2. A supposer que l’absence de caractère distinctif ne s’applique pas de façon générale, elle doit, à mon avis, au moins s’appliquer pour toutes les activités citoyennes et politiques (au sens large).

En effet, l’expression “gilets jaunes” est assurément dépourvue de caractère distinctif pour de telles activités, vu l’usage massif qui en a été fait depuis plusieurs mois en lien avec un mouvement citoyen (de très grande ampleur) et en lien avec la politique.

Il suffit de scruter les réseaux sociaux, les heures d’antenne et de débats citoyens/politiques sur les chaînes de télévision ainsi que sur YouTube, pour s’en rendre compte.

Par conséquent, quand je lis sur le Figaro.fr que Florian Philippot a déposé la marque “Les Gilets jaunes” pour les élections européennes, dans le cadre d’un projet politique, je suis d’avis que cela va poser un problème majeur au niveau du caractère distinctif.

3. Ensuite, il y a un risque non négligeable que le public soit trompé quand il sera confronté à une ou à plusieurs marques “gilets jaunes”.

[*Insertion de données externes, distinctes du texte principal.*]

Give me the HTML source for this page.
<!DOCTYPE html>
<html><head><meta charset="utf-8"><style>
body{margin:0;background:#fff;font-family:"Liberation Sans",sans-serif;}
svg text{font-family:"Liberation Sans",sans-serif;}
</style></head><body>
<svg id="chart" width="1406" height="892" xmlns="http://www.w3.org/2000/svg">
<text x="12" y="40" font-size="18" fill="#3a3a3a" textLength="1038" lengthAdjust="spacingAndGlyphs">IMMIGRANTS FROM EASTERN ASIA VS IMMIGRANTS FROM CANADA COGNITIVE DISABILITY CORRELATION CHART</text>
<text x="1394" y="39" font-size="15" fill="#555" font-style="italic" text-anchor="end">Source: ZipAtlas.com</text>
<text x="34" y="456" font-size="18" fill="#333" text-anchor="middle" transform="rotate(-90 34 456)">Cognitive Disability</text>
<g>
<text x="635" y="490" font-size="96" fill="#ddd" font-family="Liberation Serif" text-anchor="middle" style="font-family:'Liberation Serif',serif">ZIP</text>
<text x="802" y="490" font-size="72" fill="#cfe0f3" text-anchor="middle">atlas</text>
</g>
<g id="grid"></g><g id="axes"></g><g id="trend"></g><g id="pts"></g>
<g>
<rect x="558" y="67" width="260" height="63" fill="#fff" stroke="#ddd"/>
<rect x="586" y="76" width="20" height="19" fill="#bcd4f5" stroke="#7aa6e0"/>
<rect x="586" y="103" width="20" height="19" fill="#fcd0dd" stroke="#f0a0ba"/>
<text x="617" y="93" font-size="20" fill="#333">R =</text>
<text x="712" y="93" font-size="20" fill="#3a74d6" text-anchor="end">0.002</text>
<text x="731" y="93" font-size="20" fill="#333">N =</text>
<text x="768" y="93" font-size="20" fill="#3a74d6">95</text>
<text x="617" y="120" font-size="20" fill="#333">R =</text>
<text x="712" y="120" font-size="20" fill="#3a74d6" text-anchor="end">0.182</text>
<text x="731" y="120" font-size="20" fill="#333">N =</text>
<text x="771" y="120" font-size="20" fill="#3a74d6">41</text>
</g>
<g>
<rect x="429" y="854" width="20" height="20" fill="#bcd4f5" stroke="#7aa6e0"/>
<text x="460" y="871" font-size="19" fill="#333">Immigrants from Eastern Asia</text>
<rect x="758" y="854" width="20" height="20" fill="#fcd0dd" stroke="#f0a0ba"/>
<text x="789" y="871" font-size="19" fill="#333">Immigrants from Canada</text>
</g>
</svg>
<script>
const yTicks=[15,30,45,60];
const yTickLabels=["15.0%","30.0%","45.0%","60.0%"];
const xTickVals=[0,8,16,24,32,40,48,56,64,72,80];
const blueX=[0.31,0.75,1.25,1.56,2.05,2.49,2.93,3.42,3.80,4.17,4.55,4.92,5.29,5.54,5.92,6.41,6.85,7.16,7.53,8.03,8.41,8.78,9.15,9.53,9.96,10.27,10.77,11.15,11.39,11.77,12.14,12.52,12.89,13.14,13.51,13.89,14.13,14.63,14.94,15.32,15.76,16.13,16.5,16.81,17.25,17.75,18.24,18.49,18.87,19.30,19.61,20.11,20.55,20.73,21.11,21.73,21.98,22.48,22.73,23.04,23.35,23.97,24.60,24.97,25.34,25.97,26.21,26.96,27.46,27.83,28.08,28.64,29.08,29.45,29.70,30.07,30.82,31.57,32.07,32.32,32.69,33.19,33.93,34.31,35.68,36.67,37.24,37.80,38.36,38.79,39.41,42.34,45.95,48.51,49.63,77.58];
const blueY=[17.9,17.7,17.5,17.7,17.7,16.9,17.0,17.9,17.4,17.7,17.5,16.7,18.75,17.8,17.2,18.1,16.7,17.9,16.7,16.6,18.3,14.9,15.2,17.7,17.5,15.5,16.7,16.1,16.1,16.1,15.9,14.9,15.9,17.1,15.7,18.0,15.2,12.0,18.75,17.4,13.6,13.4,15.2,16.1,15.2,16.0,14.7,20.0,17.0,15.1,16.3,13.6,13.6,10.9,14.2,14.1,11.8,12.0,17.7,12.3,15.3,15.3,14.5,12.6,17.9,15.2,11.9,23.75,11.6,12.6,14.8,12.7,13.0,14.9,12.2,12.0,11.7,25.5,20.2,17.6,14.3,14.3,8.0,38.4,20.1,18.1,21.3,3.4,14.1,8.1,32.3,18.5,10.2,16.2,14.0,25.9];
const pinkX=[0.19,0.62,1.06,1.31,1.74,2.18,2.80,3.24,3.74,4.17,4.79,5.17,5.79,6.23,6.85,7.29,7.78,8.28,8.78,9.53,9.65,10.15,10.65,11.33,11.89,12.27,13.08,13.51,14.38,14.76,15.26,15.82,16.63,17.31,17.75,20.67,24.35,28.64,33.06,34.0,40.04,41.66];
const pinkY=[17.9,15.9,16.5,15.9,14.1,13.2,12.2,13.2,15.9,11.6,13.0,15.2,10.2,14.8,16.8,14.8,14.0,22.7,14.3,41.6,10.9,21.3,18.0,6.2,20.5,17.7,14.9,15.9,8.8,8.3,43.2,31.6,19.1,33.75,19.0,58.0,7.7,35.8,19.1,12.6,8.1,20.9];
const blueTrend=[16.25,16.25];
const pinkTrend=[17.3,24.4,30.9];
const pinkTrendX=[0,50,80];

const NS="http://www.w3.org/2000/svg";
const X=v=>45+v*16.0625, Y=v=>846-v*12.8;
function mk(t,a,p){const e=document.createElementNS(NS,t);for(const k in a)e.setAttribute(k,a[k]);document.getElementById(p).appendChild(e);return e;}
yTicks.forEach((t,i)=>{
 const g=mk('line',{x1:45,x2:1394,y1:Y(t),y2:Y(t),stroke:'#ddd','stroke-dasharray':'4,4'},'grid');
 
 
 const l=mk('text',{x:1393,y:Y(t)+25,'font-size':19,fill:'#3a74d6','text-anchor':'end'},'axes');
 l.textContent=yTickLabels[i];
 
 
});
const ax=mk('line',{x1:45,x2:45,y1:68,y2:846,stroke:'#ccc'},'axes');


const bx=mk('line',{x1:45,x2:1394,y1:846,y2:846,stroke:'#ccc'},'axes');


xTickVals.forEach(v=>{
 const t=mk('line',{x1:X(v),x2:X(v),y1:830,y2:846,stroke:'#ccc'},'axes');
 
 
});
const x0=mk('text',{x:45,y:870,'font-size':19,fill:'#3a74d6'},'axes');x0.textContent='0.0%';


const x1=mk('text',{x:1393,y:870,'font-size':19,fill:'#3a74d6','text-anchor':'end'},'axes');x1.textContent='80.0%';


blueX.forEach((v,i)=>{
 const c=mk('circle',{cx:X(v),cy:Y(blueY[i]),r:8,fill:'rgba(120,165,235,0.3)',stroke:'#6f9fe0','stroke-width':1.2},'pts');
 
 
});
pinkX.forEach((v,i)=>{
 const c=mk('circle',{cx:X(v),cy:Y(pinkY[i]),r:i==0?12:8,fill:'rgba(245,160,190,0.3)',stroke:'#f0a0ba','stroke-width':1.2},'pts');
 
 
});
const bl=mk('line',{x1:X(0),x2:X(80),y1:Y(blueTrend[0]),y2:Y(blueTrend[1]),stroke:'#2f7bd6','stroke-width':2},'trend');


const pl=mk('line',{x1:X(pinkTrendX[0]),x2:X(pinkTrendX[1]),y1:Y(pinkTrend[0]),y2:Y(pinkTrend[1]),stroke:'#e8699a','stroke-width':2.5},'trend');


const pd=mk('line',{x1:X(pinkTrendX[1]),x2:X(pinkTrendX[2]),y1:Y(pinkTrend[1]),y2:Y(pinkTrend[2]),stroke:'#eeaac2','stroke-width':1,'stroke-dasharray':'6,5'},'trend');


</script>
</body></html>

Or, est illicite et nulle la marque qui risque de tromper le public, par exemple sur la nature, la qualité ou la provenance géographique des produits ou services.

Les gens confrontés à une ou à plusieurs marques “gilets jaunes” pourront penser que cette marque est liée au mouvement citoyen originaire (celui dont on parle depuis des semaines voire des mois) ; alors qu’en réalité, ce sera peut-être (et même vraisemblablement) la marque de quelqu’un qui n’a rigoureusement aucun rapport avec ce mouvement citoyen originaire.

Il faut éviter toute récupération opportuniste, voire spéculative, de la part d’une ou plusieurs personnes qui souhaiteraient simplement profiter de la notoriété des termes “gilets jaunes” pour en tirer un avantage, en surfant en quelque sorte sur une confusion.

4. Enfin, au-delà des motifs qui précèdent, il ne sert vraisemblablement à rien de continuer à déposer des marques “gilets jaunes” (même sous forme de variantes), notamment parce qu’en matière de marques on prend en compte les antériorités.

Le premier arrivé est le premier servi (en lien avec une classe de produit ou de service).

Or, il y a déjà plus de 30 dépôts en lien avec “gilets jaunes”. Cela veut dire que chaque personne qui a déposé une marque avant les autres (même parmi ces 30 déposants) pourra critiquer les dépôts postérieurs (pour des produits et services identiques ou similaires).

Il est intéressant de souligner qu’in tempore non suspecto, c’est-à-dire bien avant le mouvement citoyen que nous connaissons depuis plusieurs semaines, quelqu’un avait déjà déposé un signe lié au gilet jaune.

C’est la marque “Mon Gilet Jaune”, déposée il y a plus de 10 ans à l’INPI, n°3587657 !

***

Il faudra donc suivre l’évolution de ces dépôts de marques et la position que prendra l’INPI vis-à-vis de celles-ci. Mais, vous l’aurez compris, mon avis est assez réservé, surtout pour des questions de principe (étant entendu qu’il n’est, à mon sens, ni acceptable ni légal de permettre à quiconque de monopoliser et d’obtenir une exclusivité sur une expression à ce point massivement utilisée par la collectivité, et a fortiori d’ensuite en tirer profit).